ALESSIA PIFFERI, INTERROGATORIO CHOC: NUOVI INQUIETANTI DETTAGLI. “MA NON SONO UNA CATTIVA MADRE”

Ha sconvolto tutta Italia il caso della piccola Diana, una bimba di 16 mesi lasciata in casa, da sola, per 6 giorni, dalla madre 37enne Alessia Pifferi, andando lentamente incontro alla morte.

Una storia di degrado, abbandono, desolazione, premeditazione, orrore che, se già di per sé aberrante, ogni giorno di infittisce di nuovi e terribili dettagli. Perché Diana, già in altre occasioni, sarebbe stata lasciata da sola, con la scusa che con lei c’era la babysitter, ma questa volta le si è rivelata fatale.

Quel che è certo è che Diana è morta di stenti, nell’abitazione di Milano dove la Pifferi l’ha lasciata alle 18:55 di giovedì 14 luglio e gli inquirenti stanno lavorando per ricostruire tutta la dinamica dei fatti che hanno comportato il decesso della bimba.

Intanto, mentre emergono nuovi dettagli, sempre più agghiaccianti, da far rabbrividire chiunque, l’Italia resta senza parole, chiedendosi come sia possibile che colei che ha generato la vita, finisce con toglierla.

Lo abbiamo visto recentemente con il caso di Elena Del Pozzo, accoltellata da 11 fendenti da una madre che l’ha portata in un campo incolto e l’ha gettata in una buca scavata ad hoc per porre fine alla sua esistenza.

E la storia è continuata con Diana, che era nata a 7 mesi il 29 gennaio di un anno fa. L’orrore che i carabinieri si sono trovati di fronte era agghiacciante. Il cadavere della piccola, gracile, malnutrita, piena di piaghe, dei segni lasciati dai pannolini che per giorni la madre le aveva lasciato addosso.

Il corpicino senza vita in un lettino da campeggio con accanto un biberon contente tracce di latte, un pannolino sul lettone, lanciato oltre le sbarre della culla, un altro pannolino sul davanzale, pieno di vermi.

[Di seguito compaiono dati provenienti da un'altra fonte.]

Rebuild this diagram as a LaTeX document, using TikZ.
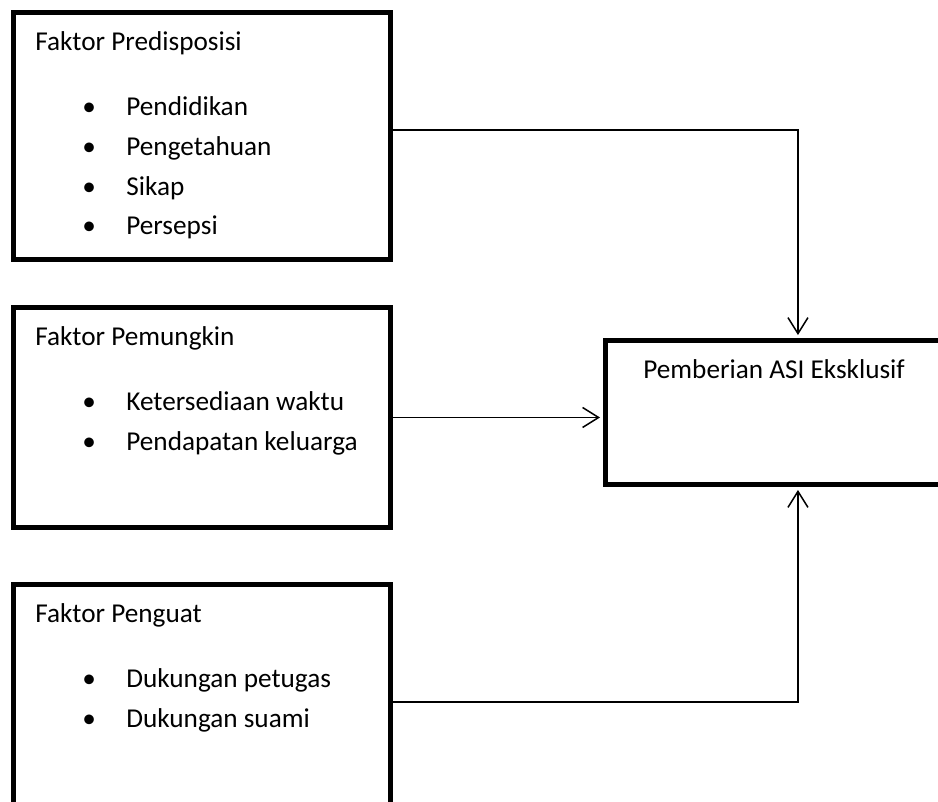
\documentclass[tikz,border=0pt]{standalone}
\usepackage{fontspec}
\setmainfont{Carlito}
\usetikzlibrary{arrows.meta, positioning}

\begin{document}
\begin{tikzpicture}[x=0.02cm, y=-0.02cm,
    faktor/.style={draw, line width=0.1cm, anchor=north west, inner sep=0pt, outer sep=0pt, minimum width=7.54cm},
    judul/.style={anchor=base west, inner sep=0pt, font=\fontsize{15.5}{18}\selectfont},
    butir/.style={judul},
    panah/.style={-{Straight Barb[length=0.32cm, width=0.4cm, line width=0.03cm]}, line width=0.03cm, shorten >=0.1cm}]

    \useasboundingbox (0,0) rectangle (938,802);
    \clip (0,0) rectangle (938,802);

    % kotak faktor
    \node[faktor, minimum height=4.95cm] (pred) at (13.5,12) {};
    \node[faktor, minimum height=4.4cm] (pem) at (13.5,307.5) {};
    \node[faktor, minimum height=4.7cm] (peng) at (13.5,584.5) {};
    \node[faktor, minimum width=7.72cm, minimum height=2.9cm] (asi) at (605,340) {};

    % isi kotak
    \node[judul] (tpred) at (35,50) {Faktor Predisposisi};
    \node[butir] (p1) at (82,115) {\makebox[0.88cm][l]{\textbullet}Pendidikan};
    \node[butir] (p2) at (82,155) {\makebox[0.88cm][l]{\textbullet}Pengetahuan};
    \node[butir] (p3) at (82,195) {\makebox[0.88cm][l]{\textbullet}Sikap};
    \node[butir] (p4) at (82,234) {\makebox[0.88cm][l]{\textbullet}Persepsi};

    \node[judul] (tpem) at (35,345) {Faktor Pemungkin};
    \node[butir] (m1) at (82,410) {\makebox[0.88cm][l]{\textbullet}Ketersediaan waktu};
    \node[butir] (m2) at (82,450) {\makebox[0.88cm][l]{\textbullet}Pendapatan keluarga};

    \node[judul] (tpeng) at (35,622) {Faktor Penguat};
    \node[butir] (g1) at (82,687) {\makebox[0.88cm][l]{\textbullet}Dukungan petugas};
    \node[butir] (g2) at (82,727) {\makebox[0.88cm][l]{\textbullet}Dukungan suami};

    \node[judul] (tasi) at (643,378) {Pemberian ASI Eksklusif};

    % panah
    \draw[panah] (pred.east |- 0,130) -| (asi.north);
    \draw[panah] (pem.east) -- (pem.east -| asi.west);
    \draw[panah] (peng.east) -| (asi.south);
\end{tikzpicture}
\end{document}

Gli investigatori nell’abitazione hanno trovato solo una boccetta di En, di benzodiazepine, vuota per 3 quarti su un mobile della cucina, con dubbio che possa avergliele somministrate per farla stare calma durante la sua assenza.

Intanto la Pifferi, dopo averle dato gocce di tachipirina (il cui flacone non è stato ritrovato) per placare i dolori dei dentini che stavano spuntando, ha chiuso il trolley ed è partita per Leffe, in provincia di Bergamo, dal suo nuovo compagno, sapendo che sua figlia sarebbe potuta morire.

Così è stato al suo ritorno, quando, tornata nel piccolo bilocale di Via Paranea, nel quartiere popolare e periferico di Ponte Lambro, vedendo che Diana non si muoveva, le ha dato una pacca sulla schiena, le ha messo i piedi nel lavandino per rianimarla, senza alcun segno di reazione. A quel punto ha chiamato la vicina di casa, che ha allertato immediatamente i soccorsi. I sanitari, giunti sul posto, non hanno potuto far altro che constatare il decesso della bambina, che risalirebbe ad un giorno prima.

E il racconto della Pifferi non ha mostrato una lacrime, un segnale di colpa, di pentimento per quanto accaduto. Neppure una lacrima è scesa dal suo volto, impassibile, in un interrogatorio senza pause, tutto d’un fiato. Intanto si continua ad indagare perché sono ancora tanti i punti da chiarire in questo figlicidio.